In the tradition of such historic social portraitists as John Singer Sargent, Andy Warhol and Slim Aarons, Ruger’s subjects are fledgling icons in the worlds of art, music, literature, film, fashion, and Society. However, he is not solely concerned with those shaping culture today, but also with the descendents of those who influenced the 20th century. As the grandson of a legendary American industrialist, Ruger is drawn to those that impact contemporary society as well as those who have grown under the influence of such human forces of an earlier time. As W magazine has stated, “If the greatest society portraitists are insiders, it’s no wonder that New York social fixture Charles Ruger has lured Serena Boardman, Allison Sarofim and Ivanka Trump into his lens.”

Ruger’s multi-staged process involves casting a subject, identifying the defining elements of his or her life, work, and interests, and then choosing a pre-existing location or creating a set that will convey these traits. As in 19th century portrait painting, fashion plays a strong role in each composition with the wardrobes and accessories most typically being the sitters' own, reinforcing the authenticity of the respective portrayal.

Ruger's subjects are always presented in a gratuitously idealized manner.
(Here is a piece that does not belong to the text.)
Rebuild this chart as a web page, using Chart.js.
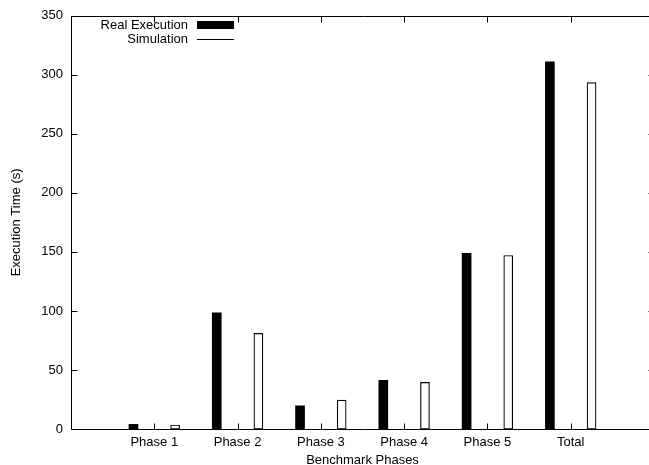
<!DOCTYPE html>
<html>
<head>
<meta charset="utf-8">
<script src="https://cdn.jsdelivr.net/npm/chart.js@4/dist/chart.umd.min.js"></script>
<style>
  html, body { margin: 0; padding: 0; background: #fff; overflow: hidden; }
  #wrap { width: 649px; height: 465px; overflow: hidden; position: relative; }
  #chart { display: block; }
</style>
</head>
<body>
<div id="wrap"><canvas id="chart" width="655" height="472"></canvas></div>
<script>
const categories = ['Phase 1', 'Phase 2', 'Phase 3', 'Phase 4', 'Phase 5', 'Total'];
const realExecution = [4, 98.4, 19.6, 41.2, 148.7, 311];
const simulation = [3.4, 81, 24.4, 39.5, 147, 293.4];
const yTicks = [0, 50, 100, 150, 200, 250, 300, 350];

const FONT = 'Liberation Sans, Arial, Helvetica, sans-serif';
const BAR_SHIFT = 0.25;

const toPoints = (values, shift) => values.map((value, index) => ({ x: index + 1 + shift, y: value }));

// gnuplot-style frame: box (right side falls off the page), inward ticks, legend top-left
const gnuplotFrame = {
  id: 'gnuplotFrame',
  afterDraw(chart) {
    const { ctx, chartArea: area, scales } = chart;
    const crisp = (v) => Math.round(v) + 0.5;
    const left = crisp(area.left);
    const right = crisp(area.right);
    const top = crisp(area.top);
    const bottom = crisp(area.bottom);

    ctx.save();
    ctx.strokeStyle = '#000';
    ctx.lineWidth = 1;
    ctx.beginPath();
    ctx.moveTo(right + 2, top);
    ctx.lineTo(left, top);
    ctx.lineTo(left, bottom);
    ctx.lineTo(right + 2, bottom);
    ctx.stroke();

    ctx.beginPath();
    yTicks.forEach((value) => {
      const y = crisp(scales.y.getPixelForValue(value));
      ctx.moveTo(left, y);
      ctx.lineTo(left + 6, y);
      ctx.moveTo(right, y);
      ctx.lineTo(right - 6, y);
    });
    categories.forEach((label, index) => {
      const x = crisp(scales.x.getPixelForValue(index + 1));
      ctx.moveTo(x, bottom);
      ctx.lineTo(x, bottom - 6);
      ctx.moveTo(x, top);
      ctx.lineTo(x, top + 6);
    });
    ctx.stroke();

    // legend: text on the left, sample on the right
    ctx.font = `13px ${FONT}`;
    ctx.fillStyle = '#000';
    ctx.textAlign = 'right';
    ctx.textBaseline = 'middle';
    const datasets = chart.data.datasets;
    ctx.fillText(datasets[0].label, 188, 25);
    ctx.fillRect(197, 21, 37, 8);
    ctx.fillText(datasets[1].label, 188, 39);
    ctx.beginPath();
    ctx.moveTo(197, 39.5);
    ctx.lineTo(234, 39.5);
    ctx.stroke();
    ctx.restore();
  }
};

new Chart(document.getElementById('chart'), {
  type: 'bar',
  data: {
    datasets: [
      {
        label: 'Real Execution',
        data: toPoints(realExecution, -BAR_SHIFT),
        backgroundColor: '#000',
        borderWidth: 0,
        barThickness: 9
      },
      {
        label: 'Simulation',
        data: toPoints(simulation, BAR_SHIFT),
        backgroundColor: '#fff',
        borderColor: '#000',
        borderWidth: 1.2,
        borderSkipped: false,
        barThickness: 9
      }
    ]
  },
  options: {
    responsive: false,
    animation: false,
    grouped: false,
    layout: { padding: { top: 13, right: 1, left: 0, bottom: 0 } },
    plugins: {
      legend: { display: false },
      tooltip: { enabled: false }
    },
    scales: {
      x: {
        type: 'linear',
        min: 0,
        max: 7,
        offset: false,
        grid: { display: false, offset: false, drawTicks: false },
        border: { display: false },
        afterBuildTicks: (scale) => {
          scale.ticks = categories.map((label, index) => ({ value: index + 1 }));
        },
        afterFit: (scale) => { scale.height = 43; },
        ticks: {
          color: '#000',
          font: { family: FONT, size: 13 },
          padding: 6,
          maxRotation: 0,
          autoSkip: false,
          callback: (value) => categories[value - 1] ?? ''
        },
        title: {
          display: true,
          text: 'Benchmark Phases',
          color: '#000',
          font: { family: FONT, size: 13 },
          padding: { top: 0, bottom: 4 }
        }
      },
      y: {
        min: 0,
        max: 350,
        grid: { display: false, drawTicks: false },
        border: { display: false },
        afterBuildTicks: (scale) => {
          scale.ticks = yTicks.map((value) => ({ value }));
        },
        afterFit: (scale) => { scale.width = 71; },
        ticks: {
          color: '#000',
          font: { family: FONT, size: 13 },
          padding: 8
        },
        title: {
          display: true,
          text: 'Execution Time (s)',
          color: '#000',
          font: { family: FONT, size: 13 },
          padding: { top: 9, bottom: 0 }
        }
      }
    }
  },
  plugins: [gnuplotFrame]
});
</script>
</body>
</html>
Each image represents a rendering of the subject as perfection. Whether the mood of a sitting is ethereal or austere, melancholy or tense, the final portrait is determined to be unambiguously beautiful.

As a counterpart to the portraits, Ruger shoots images of grand interior and exterior spaces as fleeting views of the international environments through which his subjects move. Drawing rooms and stair halls of European hotels and private villas figure into these series, as do urban landscapes of American skyscrapers and apartment house edifices. Unlike the body of portraits, however, these studies of circumstance are shot in a much less composed manner. They involve movement, blur, and tricks of the eye.

In regarding both the series of portraiture and circumstance as a whole, Ruger intends for a narrative to unfold. While his icons are monumental, stylized and glorified, their natural habitats are decidedly more askew. Spaces and vistas where something has gone awry - perhaps as seen through a veil of hallucinogens, alcohol or malaise. Though the characters are offered to the viewer as pristine monuments of an era, the haunting patina of their corresponding surroundings indicates that not all is right in this exalted sphere.

Charles Ruger studied art history and politics at Connecticut College and Columbia University. He is a self-taught photographer whose work figures into private and corporate collections internationally. He lives and works in New York City.